Home, I’m Darling Review

The Lowry, Salford Quays, Manchester – until Saturday April 27th 2019

Reviewed by Julie Noller

4****

Home, I’m Darling written by award winning playwright and screenwriter Laura Wade is a multi dimensional at times slapstick at others sad but always clever and extremely witty backwards and upside view of the lives of two couples. It’s impossible to dissect fully, and you’ll find yourself using the words maybe and perhaps more than once. If you are, or know, an amateur psychologist or even enjoy sitting outside in the sunshine drinking coffee and gazing around as people go about their lives then Home, I’m Darling like me you will absolutely adore.

First premiered on July 3rd 2018 at Theatre Clwyd it’s slowly building a reputation not only for wonderful dialog but the set and costume designs overseen by Tamara Harvey are deliciously kitsch, there’s doors and walls that revolve and disappear, fluffy swishing skirts. Home, I’m Darling shines the spotlight on relationships and at times pops them under a microscope to highlight those cracks that may lie under the surface.

As we took to our seats the music playing is 1950’s Rock and Roll, my teenage daughter actually said she liked it and according to her all music over a year old is outdated. She was worried she wouldn’t understand the humour yet she did telling me of Judy’s many glares that’s the look you give Dad when he’s in a mood – whoops. There are only six characters throught out the play not all interact together but they highlight perfectly how different we all are, how boring life would be if we were mini robots going along each day but that’s an idealised belief and somehow for Judy she becomes fixated in her groundhog day life.

Poor Judy who grew up in a commune with lentil lasagne and women’s rights, where it became the norm to disagree against any sense of rhythm or routine. Where her Mother protected her from her Fathers wondering eye and she idolises him. Judy is played wondrously by Katharine Parkinson who’s head turns and glares are sometimes all it is needed to have the audience in stitches. The one liners throughout the whole play are intelligent quips that bring about a sense of reality.

Judy who found herself redundant from her high flying, high paying career. Sells herself to husband Johnny the downtrodden and dedicated Jo Stone-Fewings, she wants to be a 1950’s housewife. Staying at home mixing cocktails and warming his slippers before serving dinner for when he returns from work. It will be an experiment for three months see how it goes, alas a year later and it’s become an obsession. As Johnny finally breaks and points out when did they start living for the 1950’s and less about themselves as a couple. It’s interesting to note how instead of feeling poor downtrodden Judy the audience is seeing poor downtrodden Johnny; almost controlled by Judy not allowed to even take his wife a cup of tea in bed and he always enjoyed that simple thing. He isn’t a chauvinist and yet he feels exactly that.

Susan Brown is Sylvia, Judy’s freedom loving Mother, wanting her daughter to rise to the top, this experimental rebellious lifestyle isn’t what she fought for. She and Judy are so alike in being fixated, set in their views.

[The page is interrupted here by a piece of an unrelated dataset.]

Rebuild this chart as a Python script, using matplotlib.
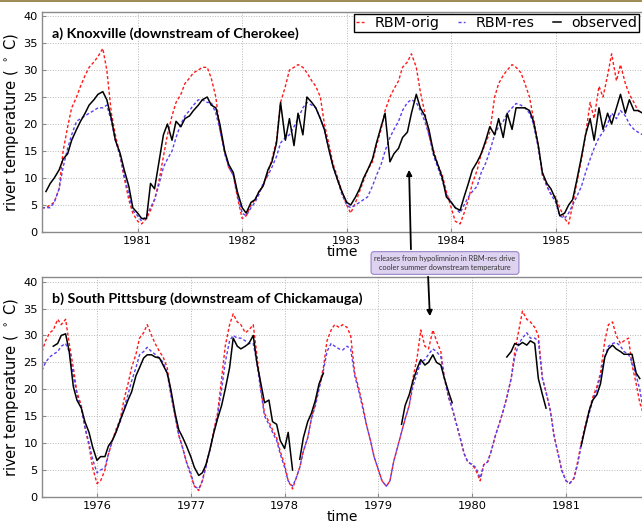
import numpy as np
import pandas as pd
import matplotlib
matplotlib.use("Agg")
import matplotlib.pyplot as plt
from matplotlib.patches import Rectangle, FancyArrowPatch

nan = np.nan

# ---------------- Panel a: Knoxville (semi-monthly, 1980-02-01 .. 1985-11-01)
knox_start, knox_end = "1980-02-01", "1985-11-01"
knox_orig = [
    4.5, 4.5, 5, 5.5, 8, 15, 19.5, 23, 25, 27, 29, 30.5, 31.5, 32.5, 34, 30, 22, 18, 14, 10, 6, 3.5,
    2, 1.5, 2.5, 4, 6, 9, 14, 18, 21.5, 24, 25.5, 27.5, 28.5, 29.5, 30, 30.5, 30.5, 28.5, 25, 19, 15, 12, 10.5, 6.5,
    2.5, 3, 5, 6, 7.5, 8.5, 11, 13.5, 17, 24, 27, 30, 30.5, 31, 30.5, 29.5, 28, 27, 25, 20, 16, 12.5, 10, 7.5,
    5, 3.5, 5.5, 7.5, 9.5, 11.5, 13, 16, 19, 22.5, 25, 26.5, 28, 30.5, 31.5, 33, 30.5, 26, 22, 18, 15, 12.5, 10.5, 7.5,
    4.5, 2, 1.5, 3.5, 6, 9, 11.5, 14.5, 16.5, 18.5, 25, 27.5, 29, 30, 31, 30.5, 29.5, 27.5, 25, 21, 16, 10.5, 8.5, 7,
    6.5, 4.5, 2.5, 1.5, 5, 9, 13.5, 18, 24, 21, 27, 25, 29, 33, 28, 31, 27.5, 25.5, 24, 22.5, 22,
]
knox_res = [
    4.5, 4.5, 4.5, 5.5, 8, 12, 15.5, 18, 20.5, 21, 21.5, 22, 22.5, 23, 23, 23.5, 20.5, 17, 14, 10.5, 7, 4,
    3, 2, 3, 4.5, 6, 8.5, 12, 13.5, 15, 17.5, 20, 21.5, 22.5, 23.5, 24.5, 24.5, 24, 24, 22, 19, 14.5, 12, 10.5, 7,
    3.5, 3, 4.5, 5.5, 7, 9, 10.5, 12, 14, 16.5, 17.5, 18, 19.5, 21, 23, 24, 23.5, 23, 21, 19, 15, 12, 9.5, 7,
    5, 4.5, 5, 5.5, 6, 6.5, 8.5, 10.5, 12.5, 15, 17.5, 19, 20.5, 22.5, 24, 24.5, 24, 22.5, 20.5, 18, 14, 12, 9.5, 7,
    5.5, 4.5, 3.5, 5, 6.5, 7.5, 8.5, 11, 12.8, 15, 18, 19.5, 20.5, 22, 23, 23.8, 23.5, 23, 22, 20, 15.5, 11, 8.5, 7,
    5.5, 3, 2.5, 3.5, 5, 6.5, 8.5, 11, 13.5, 15.5, 17.5, 18.5, 20, 22, 21, 22.5, 21.5, 20, 19, 18.5, 18,
]
knox_obs = [
    nan, 7.5, 9, 10, 11.5, 13.5, 14.5, 17, 19, 20.5, 22, 23.5, 24.5, 25.5, 26, 24.5, 21, 17, 14.5, 11.5, 8.5, 4.5,
    3.5, 2.5, 2.5, 9, 8, 12.5, 18, 20, 17, 20.5, 19.5, 21, 21.5, 22.5, 23.5, 24.5, 25, 23.5, 23, 20, 15, 12.5, 11, 7.5,
    4.5, 3.5, 5.5, 6, 7.5, 8.5, 11.5, 13, 16.5, 24, 17, 21, 16, 22, 18, 25, 24, 23, 21, 19, 15, 12, 9.5, 7.5,
    5.5, 5, 6.5, 8, 10, 11.5, 13.5, 16.5, 19.5, 22, 13, 14.5, 15.5, 17.5, 18.5, 22, 25.5, 23, 21.5, 19, 14.5, 12.5, 10, 6.5,
    5.5, 4.5, 4, 6.5, 9, 11.5, 13, 14.5, 17, 19.5, 18, 21, 17.5, 22, 19, 23, 23, 23, 22.5, 20.5, 16, 11, 9, 8,
    6, 3, 3.5, 5, 6, 9.5, 14, 18, 21, 17, 23, 19, 22, 20, 23, 25.5, 22, 24.5, 22.5, 22.5, 22,
]
knox_years = [1981, 1982, 1983, 1984, 1985]

# ---------------- Panel b: South Pittsburg (semi-monthly, 1975-06-01 .. 1981-11-01)
sp_start, sp_end = "1975-06-01", "1981-11-01"
sp_orig = [
    27, 29, 30.5, 31, 33, 32, 33, 28.5, 24, 19.5, 17, 13, 9.5, 5.5,
    2.5, 3, 5, 8, 10.5, 12.5, 14.5, 18, 21, 24, 26.5, 29.5, 30.5, 32, 30, 28.5, 27, 26, 24, 19.5, 15, 11.5, 9, 6.5,
    4, 2, 1.2, 3, 6, 8.5, 12.5, 15.5, 22, 28, 32, 34, 32.5, 32, 30.5, 31, 32, 26.5, 20, 15.5, 14, 12.5, 11, 8.5,
    6, 3, 1.5, 3.5, 5.5, 8.5, 11, 14.5, 17.5, 20.5, 24, 29, 31, 32, 31.5, 32, 31.5, 30, 23, 20.5, 17, 13.5, 10.5, 7.5,
    5, 3, 2, 3, 6.5, 9, 12, 14.5, 17, 22, 26, 31, 28, 27.5, 31, 29, 27, 22, 18.5, 16.5, 13.5, 11, 8, 6.5,
    6, 5, 3, 6, 6.5, 8.5, 11.5, 13.5, 16, 18.5, 22, 27, 31, 34.5, 33, 32.5, 31.5, 30, 22, 19.5, 16, 11.5, 8, 5,
    3, 2.5, 3.5, 6.5, 10, 13, 16, 18.5, 20.5, 23, 29, 32, 32.5, 30, 28.5, 29, 29.5, 24.5, 21, 17.5, 15,
]
sp_res = [
    23.5, 25, 26, 26.5, 27, 28, 28.5, 27, 22.5, 19, 16.5, 13, 10, 7,
    4.5, 5, 5.5, 8, 10.5, 12, 14, 16.5, 19, 21.5, 24, 26.4, 27, 27.8, 27, 26.5, 25.8, 25, 23, 19, 15, 11.5, 9, 6.5,
    4.5, 2, 1.5, 3, 5.5, 8.5, 12, 15, 20, 25, 29, 30, 29.5, 29.5, 29, 28.5, 28.5, 25, 19.5, 15, 13.5, 12, 10.5, 8,
    5.5, 3, 2, 3.5, 5.5, 8.5, 11, 14.5, 17, 20, 23.5, 27, 28.5, 28, 27.5, 27.3, 28, 27.5, 22.5, 20, 16.5, 13.5, 10.5, 7.5,
    5, 3, 2, 3, 6.5, 9, 12, 14.5, 17, 20.5, 23, 25, 25.5, 26.5, 27.5, 27, 26, 22, 18.5, 16.5, 13.5, 11, 8, 6.5,
    6, 5.5, 3.5, 6, 6.5, 8.5, 11.5, 13.5, 16, 18.5, 22, 26, 28.5, 29.5, 30.5, 29.5, 29.5, 29, 22, 19.5, 16, 11.5, 8, 5,
    3, 2.5, 3.5, 6, 9.5, 12.5, 15.5, 18, 20, 22.5, 26, 28, 28.5, 28.7, 28, 27, 26.5, 25, 22.5, 20, 15,
]
sp_obs = [
    nan, nan, nan, 28, 28.5, 30, 30.3, 27, 20.5, 18, 16.5, 14, 12, 9.3,
    6.8, 7.5, 7.5, 9.5, 10.5, 12, 14.3, 16, 18, 19.5, 22.5, 24, 25.8, 26.4, 26.4, 26, 25.8, 24.5, 23, 20, 15.5, 12.5, 11, 9.5,
    7.5, 5.5, 4, 4.5, 6, 8.5, 12, 14.5, 17, 20, 24, 29.5, 28, 27.5, 28, 28.5, 30, 25, 21, 17.5, 18, 14, 13.5, 10.5,
    9, 12, 5, nan, 7, 11, 14, 15.5, 18, 21, 23, nan, nan, nan, nan, nan, nan, nan, nan, nan, nan, nan, nan, nan,
    nan, nan, nan, nan, nan, nan, 13.5, 17, 19, 21.5, 23.9, 25.5, 24.5, 25, 26.4, 25, 24.5, 22, 19.5, 17.5, nan, nan, nan, nan,
    nan, nan, nan, nan, nan, nan, nan, nan, nan, 26, 27, 28.5, 28.2, 28.7, 28.2, 29, 28.5, 22, 19, 16.5, nan, nan, nan, nan,
    nan, nan, nan, nan, 9.5, 12.5, 16, 18, 19, 21, 26, 27.5, 28.2, 27.5, 27, 26.5, 26.5, 26.5, 23, 22, nan,
]
sp_years = [1976, 1977, 1978, 1979, 1980, 1981]

series_labels = ["RBM-orig", "RBM-res", "observed"]
titles = ["a) Knoxville (downstream of Cherokee)",
          "b) South Pittsburg (downstream of Chickamauga)"]
note = "releases from hypolimnion in RBM-res drive\ncooler summer downstream temperature"


def decimal_years(start, end):
    d = pd.date_range(start, end, freq="SMS")
    ylen = np.where(d.is_leap_year, 366.0, 365.0)
    return d.year + (d.dayofyear - 1) / ylen


RED = "#ff1a1a"
BLUE = "#5a3ff0"
GRID = "#b8b8b8"
SPINE = "#8a8a8a"

fig = plt.figure(figsize=(6.42, 5.25), dpi=100)
W, H = 642.0, 525.0

def px_axes(l, t, r, b):
    return fig.add_axes([l / W, 1 - b / H, (r - l) / W, (b - t) / H])

ax1 = px_axes(42, 12, 642, 232)
ax2 = px_axes(42, 277, 642, 497)

panels = [
    (ax1, decimal_years(knox_start, knox_end), knox_orig, knox_res, knox_obs,
     knox_years, (1980.085, 1985.825), 40.75, titles[0]),
    (ax2, decimal_years(sp_start, sp_end), sp_orig, sp_res, sp_obs,
     sp_years, (1975.414, 1981.81), 40.85, titles[1]),
]

for ax, t, o, r, ob, yrs, xl, ytop, title in panels:
    l1, = ax.plot(t, o, color=RED, lw=1.0, ls=(0, (2.2, 1.6)), label=series_labels[0])
    l2, = ax.plot(t, r, color=BLUE, lw=1.0, ls=(0, (2.2, 1.6)), label=series_labels[1])
    l3, = ax.plot(t, ob, color="black", lw=1.1, label=series_labels[2])
    ax.set_xlim(*xl)
    ax.set_ylim(0, ytop)
    ax.set_xticks(yrs)
    ax.set_xticklabels([str(y) for y in yrs])
    ax.set_yticks([0, 5, 10, 15, 20, 25, 30, 35, 40])
    ax.grid(True, ls=":", color=GRID, lw=0.7)
    for s in ["left", "bottom", "top"]:
        ax.spines[s].set_color(SPINE)
        ax.spines[s].set_linewidth(1.0)
    ax.spines["right"].set_visible(False)
    ax.tick_params(labelsize=8.2, length=3, direction="in", color=SPINE, pad=3)
    ax.set_xlabel("time", fontsize=10, labelpad=-1)
    ax.set_ylabel("river temperature ( $^\\circ$ C)", fontsize=10.6, labelpad=2)
    ax.text(0.016, 0.9, title, transform=ax.transAxes, fontsize=10.3,
            fontweight="bold", family="Lato", va="center", ha="left")

ax1.legend(handles=[l1, l2, l3], loc="upper right", bbox_to_anchor=(0.995, 0.992),
           ncol=3, fontsize=10.3, frameon=True, fancybox=False, edgecolor="black",
           handlelength=0.55, handletextpad=0.7, columnspacing=1.3, borderpad=0.15,
           borderaxespad=0.0, framealpha=1)
ax1.get_legend().get_frame().set_linewidth(1.0)

# top decorative rule
fig.add_artist(Rectangle((0, 1 - 2 / H), 1, 2 / H, transform=fig.transFigure,
                         color="#a08c55", lw=0))

# annotation box and arrows
fig.text(445 / W, 1 - 263 / H, note, ha="center", va="center", fontsize=5.3,
         family="Lato", color="#333333", linespacing=1.35,
         bbox=dict(boxstyle="round,pad=0.45,rounding_size=0.4",
                   facecolor="#ddd3f0", edgecolor="#9a84c8", lw=0.8))
fig.add_artist(FancyArrowPatch((411 / W, 1 - 252 / H), (409 / W, 1 - 167 / H),
                               transform=fig.transFigure, arrowstyle="-|>",
                               mutation_scale=8, lw=1.3, color="black"))
fig.add_artist(FancyArrowPatch((428 / W, 1 - 274 / H), (430 / W, 1 - 319 / H),
                               transform=fig.transFigure, arrowstyle="-|>",
                               mutation_scale=8, lw=1.3, color="black"))

fig.savefig("out.png", dpi=100)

Sylvia’s rousing speech towards the end deserved it’s round of applause, she tells Judy how even the 1950’s wasn’t like the movies, how Judy believes in a comic book world, the 1950’s were cold and depressing how girls only helped their Mothers in the kitchen to stand by the oven to get warm. She speaks so many home truths, it’s scary to hear the reality. It is even more scary to watch as Judy fails to respond instead she hasn’t even heard her Mother perhaps years of failing to listen has affected them both.

Then there’s Fran and Marcus (Siubhan Harrison and Hywel Morgan) close friends and fellow 1950’s enthusiasts yet for them everything is more relaxed more of a hobby, money means they enjoy the time more but it’s not a fixation. However things are not always as they seem and we are reminded once again in life that things behind closed doors are not always as they appear or we would like. Finally there’s Alex, the yuppy-esq Sara Gregory who is everything Judy used to be and no wonder Johnny feels himself drawn to her, Judy he says has lost her sharpness. He loved her mind how she used to argue with him and keep him on his toes.

Ultimately I think Home, I’m Darling is too clever for itself, its backwards title hinting at how mixed up life can become. Those little one liners having the different sections of the audience laughing and giggling. At one point the immortal sentence ‘but what do you do all day’ is uttered and you inhale just in case chairs will be ripped up and the collective females will riot. At the end you realise that life is all about give and take and for any of us to succeed at it, we need to live a little embracing change and allowing our love of something or someone to become intertwined with us but not be our essence.